> **Exercise**
Only the lines from the start of the data through the line with "(7,687) -- (650,687);" belong in the copy. Restate them word for word, minus the pictures.

> **Given data**
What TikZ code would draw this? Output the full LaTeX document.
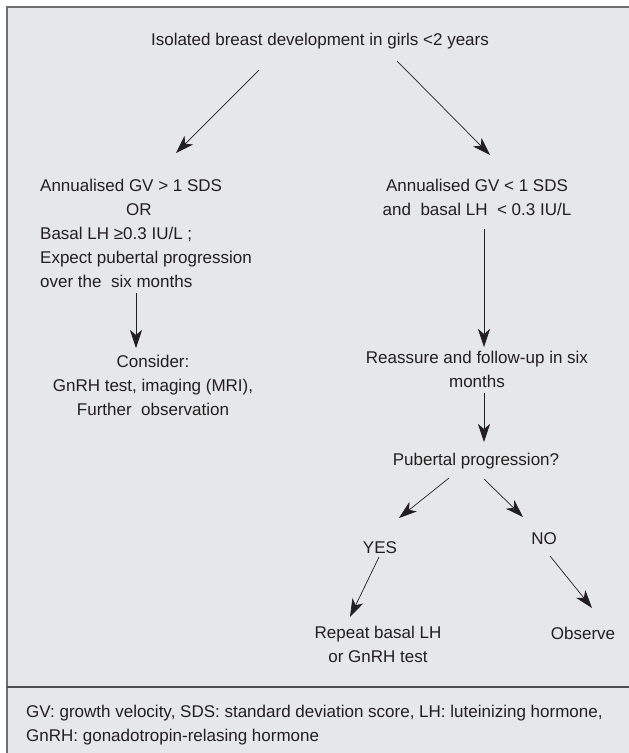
\documentclass[tikz,border=0pt]{standalone}
\usepackage{fontspec}
\setmainfont{Liberation Sans}
\usepackage{xcolor}
\usepackage{tikz}
\usetikzlibrary{arrows.meta,positioning}
\definecolor{pbPaper}{HTML}{E6E7E8}
\definecolor{pbFrame}{HTML}{6D6E70}
\definecolor{pbRule}{HTML}{4D4D4F}
\definecolor{pbInk}{HTML}{231F20}

\begin{document}
\begin{tikzpicture}[x=1pt,y=-1pt,
    txt/.style={inner sep=0pt,text=pbInk,font=\fontsize{17}{24}\selectfont},
    arr/.style={pbInk,line width=0.7pt,-{Stealth[length=18pt,width=12pt,inset=5pt]}}]
  \useasboundingbox (0,0) rectangle (629,753);
  \clip (0,0) rectangle (629,753);
  \fill[white] (0,0) rectangle (629,753);
  \draw[pbFrame,line width=1.6pt,fill=pbPaper] (7,7) rectangle (650,780);
  \draw[pbRule,line width=1.2pt] (7,687) -- (650,687);

  \node[txt,anchor=base] (top) at (320,45) {Isolated breast development in girls <2 years};
  \node[txt,anchor=base west,align=left] (gvhigh) at (40,287)
    {Annualised GV > 1 SDS\\\hspace*{86pt}OR\\Basal LH ≥0.3 IU/L ;\\Expect pubertal progression\\over the\ \ six months};
  \node[txt,anchor=base,align=center] (consider) at (153,415)
    {Consider:\\GnRH test, imaging (MRI),\\Further\ \ observation};
  \node[txt,anchor=base,align=center] (gvlow) at (477,215)
    {Annualised GV < 1 SDS\\and\ \ basal LH\ \ < 0.3 IU/L};
  \node[txt,anchor=base,align=center] (reassure) at (477,387)
    {Reassure and follow-up in six\\months};
  \node[txt,anchor=base] (prog) at (476,465) {Pubertal progression?};
  \node[txt,anchor=base] (yes) at (380,553) {YES};
  \node[txt,anchor=base] (no) at (544,544) {NO};
  \node[txt,anchor=base,align=center] (repeat) at (378,662)
    {Repeat basal LH\\or GnRH test};
  \node[txt,anchor=base] (observe) at (583,639) {Observe};
  \node[txt,anchor=base west,align=left] (abbrev) at (26,741)
    {GV: growth velocity, SDS: standard deviation score, LH: luteinizing hormone,\\GnRH: gonadotropin-relasing hormone};

  % connectors
  \draw[arr] ([shift={(-61,25)}]top.base) -- ([shift={(136,-134)}]gvhigh.base west);
  \draw[arr] ([shift={(77,16)}]top.base) -- ([shift={(13,-60)}]gvlow.base);
  \draw[arr] ([shift={(96,6)}]gvhigh.base west) -- ([shift={(-17,-67)}]consider.base);
  \draw[arr] ([shift={(7,14)}]gvlow.base) -- ([shift={(7,-40)}]reassure.base);
  \draw[arr] ([shift={(7,6)}]reassure.base) -- ([shift={(8,-23)}]prog.base);
  \draw[arr] ([shift={(-27,13)}]prog.base) -- ([shift={(19,-35)}]yes.base);
  \draw[arr] ([shift={(8,14)}]prog.base) -- ([shift={(-21,-27)}]no.base);
  \draw[arr] ([shift={(-1,4)}]yes.base) -- ([shift={(-28,-45)}]repeat.base);
  \draw[arr] ([shift={(6,12)}]no.base) -- ([shift={(9,-31)}]observe.base);
\end{tikzpicture}
\end{document}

> **Response for this exercise**
What TikZ code would draw this? Output the full LaTeX document.
\documentclass[tikz,border=0pt]{standalone}
\usepackage{fontspec}
\setmainfont{Liberation Sans}
\usepackage{xcolor}
\usepackage{tikz}
\usetikzlibrary{arrows.meta,positioning}
\definecolor{pbPaper}{HTML}{E6E7E8}
\definecolor{pbFrame}{HTML}{6D6E70}
\definecolor{pbRule}{HTML}{4D4D4F}
\definecolor{pbInk}{HTML}{231F20}

\begin{document}
\begin{tikzpicture}[x=1pt,y=-1pt,
    txt/.style={inner sep=0pt,text=pbInk,font=\fontsize{17}{24}\selectfont},
    arr/.style={pbInk,line width=0.7pt,-{Stealth[length=18pt,width=12pt,inset=5pt]}}]
  \useasboundingbox (0,0) rectangle (629,753);
  \clip (0,0) rectangle (629,753);
  \fill[white] (0,0) rectangle (629,753);
  \draw[pbFrame,line width=1.6pt,fill=pbPaper] (7,7) rectangle (650,780);
  \draw[pbRule,line width=1.2pt] (7,687) -- (650,687);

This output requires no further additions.